#### INPUT RECORDS:
— Begin —

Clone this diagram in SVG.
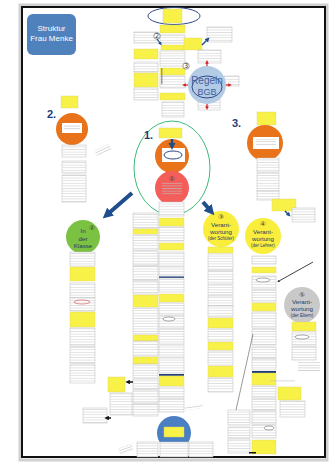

— End —
— Begin —

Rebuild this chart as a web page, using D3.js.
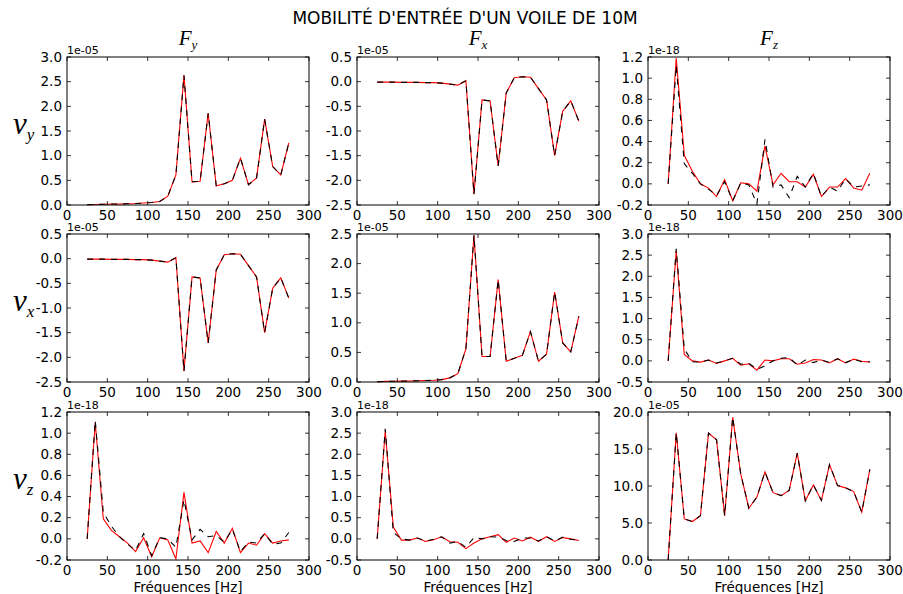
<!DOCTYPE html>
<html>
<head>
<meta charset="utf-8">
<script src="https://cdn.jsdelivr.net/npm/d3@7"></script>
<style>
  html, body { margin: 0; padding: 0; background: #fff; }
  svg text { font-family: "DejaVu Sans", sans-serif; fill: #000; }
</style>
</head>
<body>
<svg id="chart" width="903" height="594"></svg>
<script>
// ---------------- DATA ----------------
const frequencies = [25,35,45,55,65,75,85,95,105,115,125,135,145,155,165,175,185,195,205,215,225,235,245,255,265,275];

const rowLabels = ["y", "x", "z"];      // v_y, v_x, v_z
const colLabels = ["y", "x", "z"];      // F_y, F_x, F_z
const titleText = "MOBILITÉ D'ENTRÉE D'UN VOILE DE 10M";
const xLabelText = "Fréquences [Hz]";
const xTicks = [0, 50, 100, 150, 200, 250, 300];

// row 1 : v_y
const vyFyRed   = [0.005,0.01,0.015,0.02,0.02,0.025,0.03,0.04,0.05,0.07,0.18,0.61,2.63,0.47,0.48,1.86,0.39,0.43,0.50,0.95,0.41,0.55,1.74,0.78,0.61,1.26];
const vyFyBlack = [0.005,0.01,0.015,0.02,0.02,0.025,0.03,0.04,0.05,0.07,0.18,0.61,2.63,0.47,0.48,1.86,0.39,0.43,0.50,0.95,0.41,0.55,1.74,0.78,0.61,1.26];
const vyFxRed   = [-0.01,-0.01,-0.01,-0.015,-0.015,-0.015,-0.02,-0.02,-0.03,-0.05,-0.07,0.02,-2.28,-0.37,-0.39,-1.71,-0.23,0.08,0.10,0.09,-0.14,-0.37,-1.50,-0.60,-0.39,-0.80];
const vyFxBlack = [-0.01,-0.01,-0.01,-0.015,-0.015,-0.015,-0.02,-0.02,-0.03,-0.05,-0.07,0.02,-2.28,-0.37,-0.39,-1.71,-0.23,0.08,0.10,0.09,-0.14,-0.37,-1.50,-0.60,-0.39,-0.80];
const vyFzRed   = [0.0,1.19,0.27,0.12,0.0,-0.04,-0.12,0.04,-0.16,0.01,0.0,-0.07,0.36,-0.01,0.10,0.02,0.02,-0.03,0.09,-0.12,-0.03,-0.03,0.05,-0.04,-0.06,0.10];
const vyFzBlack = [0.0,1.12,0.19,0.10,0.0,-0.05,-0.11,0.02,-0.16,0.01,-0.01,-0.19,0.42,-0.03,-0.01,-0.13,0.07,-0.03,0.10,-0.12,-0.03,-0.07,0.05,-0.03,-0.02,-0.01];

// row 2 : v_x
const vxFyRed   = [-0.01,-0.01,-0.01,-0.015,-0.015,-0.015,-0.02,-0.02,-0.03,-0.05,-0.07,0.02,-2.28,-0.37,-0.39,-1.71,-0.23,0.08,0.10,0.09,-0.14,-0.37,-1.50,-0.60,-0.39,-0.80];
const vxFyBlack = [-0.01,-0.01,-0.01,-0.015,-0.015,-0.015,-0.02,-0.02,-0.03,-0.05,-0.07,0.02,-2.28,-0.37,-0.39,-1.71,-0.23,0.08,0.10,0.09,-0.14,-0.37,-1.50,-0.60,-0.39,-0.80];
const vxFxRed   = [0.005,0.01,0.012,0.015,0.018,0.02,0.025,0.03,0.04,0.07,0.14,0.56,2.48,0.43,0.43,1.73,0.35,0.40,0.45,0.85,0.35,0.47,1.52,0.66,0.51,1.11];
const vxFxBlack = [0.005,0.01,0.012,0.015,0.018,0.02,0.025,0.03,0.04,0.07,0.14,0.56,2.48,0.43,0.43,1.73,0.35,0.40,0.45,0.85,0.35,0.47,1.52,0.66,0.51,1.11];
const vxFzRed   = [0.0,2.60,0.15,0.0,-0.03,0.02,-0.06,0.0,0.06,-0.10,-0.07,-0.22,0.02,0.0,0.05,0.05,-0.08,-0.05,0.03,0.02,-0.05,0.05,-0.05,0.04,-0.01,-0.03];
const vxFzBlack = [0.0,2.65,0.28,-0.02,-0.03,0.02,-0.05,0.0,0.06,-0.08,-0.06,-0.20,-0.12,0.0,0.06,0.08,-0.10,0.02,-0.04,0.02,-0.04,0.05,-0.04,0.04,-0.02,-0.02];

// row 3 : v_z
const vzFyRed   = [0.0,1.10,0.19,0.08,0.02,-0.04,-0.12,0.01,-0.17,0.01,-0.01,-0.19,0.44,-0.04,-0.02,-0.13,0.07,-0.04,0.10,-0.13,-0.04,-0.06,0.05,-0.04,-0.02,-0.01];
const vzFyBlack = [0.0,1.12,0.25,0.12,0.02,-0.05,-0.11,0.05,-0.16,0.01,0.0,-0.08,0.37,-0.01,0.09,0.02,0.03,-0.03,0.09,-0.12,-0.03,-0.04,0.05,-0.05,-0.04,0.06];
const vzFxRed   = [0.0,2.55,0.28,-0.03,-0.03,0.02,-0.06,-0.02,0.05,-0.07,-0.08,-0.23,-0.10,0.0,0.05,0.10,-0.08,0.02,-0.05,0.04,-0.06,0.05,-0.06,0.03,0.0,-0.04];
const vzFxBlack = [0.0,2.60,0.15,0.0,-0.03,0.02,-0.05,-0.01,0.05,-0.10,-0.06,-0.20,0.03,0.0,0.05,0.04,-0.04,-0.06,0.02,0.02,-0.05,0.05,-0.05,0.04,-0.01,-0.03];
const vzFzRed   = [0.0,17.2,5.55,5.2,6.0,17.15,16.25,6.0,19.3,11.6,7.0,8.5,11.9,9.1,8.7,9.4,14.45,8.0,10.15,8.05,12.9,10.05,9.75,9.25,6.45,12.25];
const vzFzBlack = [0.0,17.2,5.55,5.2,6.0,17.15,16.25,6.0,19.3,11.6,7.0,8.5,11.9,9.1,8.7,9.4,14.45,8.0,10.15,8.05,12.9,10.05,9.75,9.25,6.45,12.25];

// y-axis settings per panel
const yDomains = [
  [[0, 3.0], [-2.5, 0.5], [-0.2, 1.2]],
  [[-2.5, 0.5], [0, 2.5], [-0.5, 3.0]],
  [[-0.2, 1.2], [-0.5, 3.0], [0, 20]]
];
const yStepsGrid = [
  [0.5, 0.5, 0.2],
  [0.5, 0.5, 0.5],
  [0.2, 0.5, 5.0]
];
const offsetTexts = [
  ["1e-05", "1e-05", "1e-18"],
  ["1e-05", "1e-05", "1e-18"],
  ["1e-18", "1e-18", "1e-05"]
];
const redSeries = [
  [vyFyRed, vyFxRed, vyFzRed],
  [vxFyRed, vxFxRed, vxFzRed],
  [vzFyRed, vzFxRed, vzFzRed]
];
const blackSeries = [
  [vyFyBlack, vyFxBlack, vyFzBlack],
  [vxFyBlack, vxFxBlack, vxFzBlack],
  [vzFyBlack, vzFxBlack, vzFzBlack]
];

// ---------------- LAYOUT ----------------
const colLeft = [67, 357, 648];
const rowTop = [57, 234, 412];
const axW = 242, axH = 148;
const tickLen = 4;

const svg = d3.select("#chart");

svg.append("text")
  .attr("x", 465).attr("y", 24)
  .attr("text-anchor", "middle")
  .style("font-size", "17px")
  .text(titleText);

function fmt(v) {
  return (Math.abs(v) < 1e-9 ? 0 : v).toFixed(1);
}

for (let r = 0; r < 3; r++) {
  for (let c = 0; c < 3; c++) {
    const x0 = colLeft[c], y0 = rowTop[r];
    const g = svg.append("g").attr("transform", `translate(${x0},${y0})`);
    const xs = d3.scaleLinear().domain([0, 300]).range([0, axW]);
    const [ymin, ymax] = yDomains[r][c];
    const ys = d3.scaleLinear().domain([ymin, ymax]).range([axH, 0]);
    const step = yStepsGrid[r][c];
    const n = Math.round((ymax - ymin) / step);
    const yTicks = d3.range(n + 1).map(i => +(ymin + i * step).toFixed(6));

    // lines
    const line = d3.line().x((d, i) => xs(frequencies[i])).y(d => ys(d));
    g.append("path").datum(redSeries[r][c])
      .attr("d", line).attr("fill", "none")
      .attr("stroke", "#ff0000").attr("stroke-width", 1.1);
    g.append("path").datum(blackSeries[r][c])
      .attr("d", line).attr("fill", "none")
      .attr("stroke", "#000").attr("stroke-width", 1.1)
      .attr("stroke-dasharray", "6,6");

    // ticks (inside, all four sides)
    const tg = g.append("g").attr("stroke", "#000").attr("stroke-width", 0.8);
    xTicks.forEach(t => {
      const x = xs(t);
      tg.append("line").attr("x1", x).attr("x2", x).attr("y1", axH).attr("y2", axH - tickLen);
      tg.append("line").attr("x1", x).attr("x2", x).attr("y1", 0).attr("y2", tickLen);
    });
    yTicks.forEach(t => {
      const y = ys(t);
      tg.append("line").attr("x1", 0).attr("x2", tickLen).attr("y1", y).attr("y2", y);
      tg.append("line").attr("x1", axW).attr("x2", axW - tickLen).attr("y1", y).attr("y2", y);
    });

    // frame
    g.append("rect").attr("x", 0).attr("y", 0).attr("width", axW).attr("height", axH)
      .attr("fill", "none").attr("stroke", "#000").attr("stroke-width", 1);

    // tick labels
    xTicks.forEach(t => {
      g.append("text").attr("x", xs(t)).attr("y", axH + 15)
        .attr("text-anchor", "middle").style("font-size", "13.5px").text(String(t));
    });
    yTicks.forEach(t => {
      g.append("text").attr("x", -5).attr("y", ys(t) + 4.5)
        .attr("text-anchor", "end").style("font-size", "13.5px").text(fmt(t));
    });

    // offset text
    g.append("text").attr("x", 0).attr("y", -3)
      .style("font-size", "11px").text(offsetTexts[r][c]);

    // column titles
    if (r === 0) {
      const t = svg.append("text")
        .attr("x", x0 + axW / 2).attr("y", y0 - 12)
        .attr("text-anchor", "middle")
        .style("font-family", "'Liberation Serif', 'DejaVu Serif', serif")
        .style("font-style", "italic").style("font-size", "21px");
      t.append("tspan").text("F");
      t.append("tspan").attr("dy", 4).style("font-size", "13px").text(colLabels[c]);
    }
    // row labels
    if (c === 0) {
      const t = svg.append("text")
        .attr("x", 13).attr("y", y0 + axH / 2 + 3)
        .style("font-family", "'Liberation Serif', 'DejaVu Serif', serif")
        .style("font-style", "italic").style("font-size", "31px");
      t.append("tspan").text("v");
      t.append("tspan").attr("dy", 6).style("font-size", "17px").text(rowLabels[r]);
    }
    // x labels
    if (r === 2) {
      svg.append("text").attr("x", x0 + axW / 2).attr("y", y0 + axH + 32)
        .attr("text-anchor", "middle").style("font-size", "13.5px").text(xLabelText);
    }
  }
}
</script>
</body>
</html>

— End —
— Begin —

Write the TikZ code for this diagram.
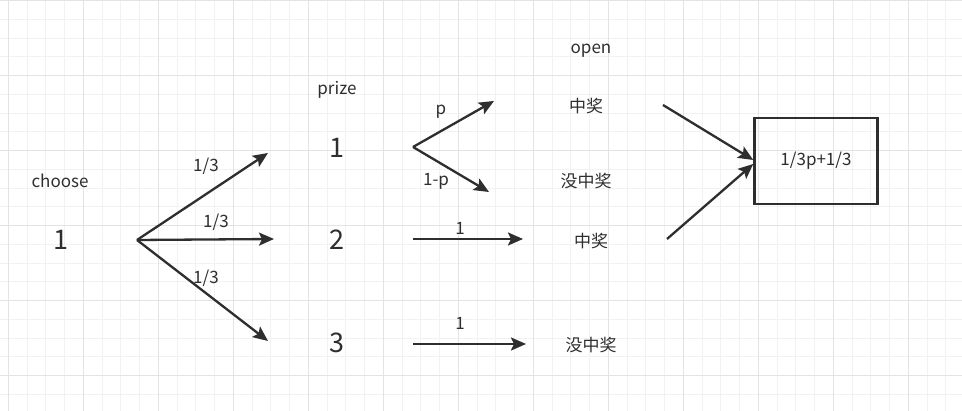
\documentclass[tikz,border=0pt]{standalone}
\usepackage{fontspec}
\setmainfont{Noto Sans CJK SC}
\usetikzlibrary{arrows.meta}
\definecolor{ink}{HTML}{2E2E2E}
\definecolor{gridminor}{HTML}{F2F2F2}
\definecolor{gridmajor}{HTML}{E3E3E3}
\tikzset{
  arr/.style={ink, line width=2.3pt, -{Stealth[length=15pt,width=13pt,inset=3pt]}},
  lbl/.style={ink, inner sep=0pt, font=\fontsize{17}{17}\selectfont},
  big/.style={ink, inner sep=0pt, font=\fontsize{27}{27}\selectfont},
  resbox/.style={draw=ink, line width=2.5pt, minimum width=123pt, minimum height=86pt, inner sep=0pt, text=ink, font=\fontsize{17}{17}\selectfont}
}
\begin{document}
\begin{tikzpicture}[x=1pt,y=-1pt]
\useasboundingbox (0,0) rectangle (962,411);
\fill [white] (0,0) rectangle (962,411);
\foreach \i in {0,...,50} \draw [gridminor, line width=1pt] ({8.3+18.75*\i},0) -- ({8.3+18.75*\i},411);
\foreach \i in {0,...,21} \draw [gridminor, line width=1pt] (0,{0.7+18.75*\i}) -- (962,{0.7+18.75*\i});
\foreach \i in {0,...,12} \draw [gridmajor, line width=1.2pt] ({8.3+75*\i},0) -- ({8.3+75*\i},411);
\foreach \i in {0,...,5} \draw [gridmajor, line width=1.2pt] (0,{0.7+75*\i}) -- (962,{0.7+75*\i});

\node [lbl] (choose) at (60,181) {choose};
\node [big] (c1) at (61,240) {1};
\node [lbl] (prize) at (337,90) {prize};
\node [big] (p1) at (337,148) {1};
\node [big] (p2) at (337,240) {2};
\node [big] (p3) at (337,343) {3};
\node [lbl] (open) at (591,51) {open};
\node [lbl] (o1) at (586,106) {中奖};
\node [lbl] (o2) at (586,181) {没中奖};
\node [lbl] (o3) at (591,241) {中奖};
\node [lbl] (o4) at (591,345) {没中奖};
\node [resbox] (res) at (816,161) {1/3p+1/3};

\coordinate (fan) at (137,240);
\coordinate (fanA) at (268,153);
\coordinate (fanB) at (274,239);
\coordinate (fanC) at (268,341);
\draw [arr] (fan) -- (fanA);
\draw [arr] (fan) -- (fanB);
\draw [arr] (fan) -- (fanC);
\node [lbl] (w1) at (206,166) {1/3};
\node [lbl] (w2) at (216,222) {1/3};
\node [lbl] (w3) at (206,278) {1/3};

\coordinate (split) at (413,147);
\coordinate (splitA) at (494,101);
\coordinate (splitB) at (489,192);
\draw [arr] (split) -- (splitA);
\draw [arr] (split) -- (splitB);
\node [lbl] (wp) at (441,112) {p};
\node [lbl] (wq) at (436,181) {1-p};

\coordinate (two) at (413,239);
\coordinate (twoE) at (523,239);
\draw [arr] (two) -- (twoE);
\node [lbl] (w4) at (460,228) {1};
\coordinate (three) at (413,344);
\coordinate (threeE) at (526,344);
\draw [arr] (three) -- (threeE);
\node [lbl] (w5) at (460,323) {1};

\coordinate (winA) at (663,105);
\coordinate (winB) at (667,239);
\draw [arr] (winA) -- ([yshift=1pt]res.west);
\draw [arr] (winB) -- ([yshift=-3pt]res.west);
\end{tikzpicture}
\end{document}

— End —

#### TASK:
Check all the records above and select each line where the string "chart" is found.

#### EXERCISE RESPONSE:
Rebuild this chart as a web page, using D3.js.
<svg id="chart" width="903" height="594"></svg>
const svg = d3.select("#chart");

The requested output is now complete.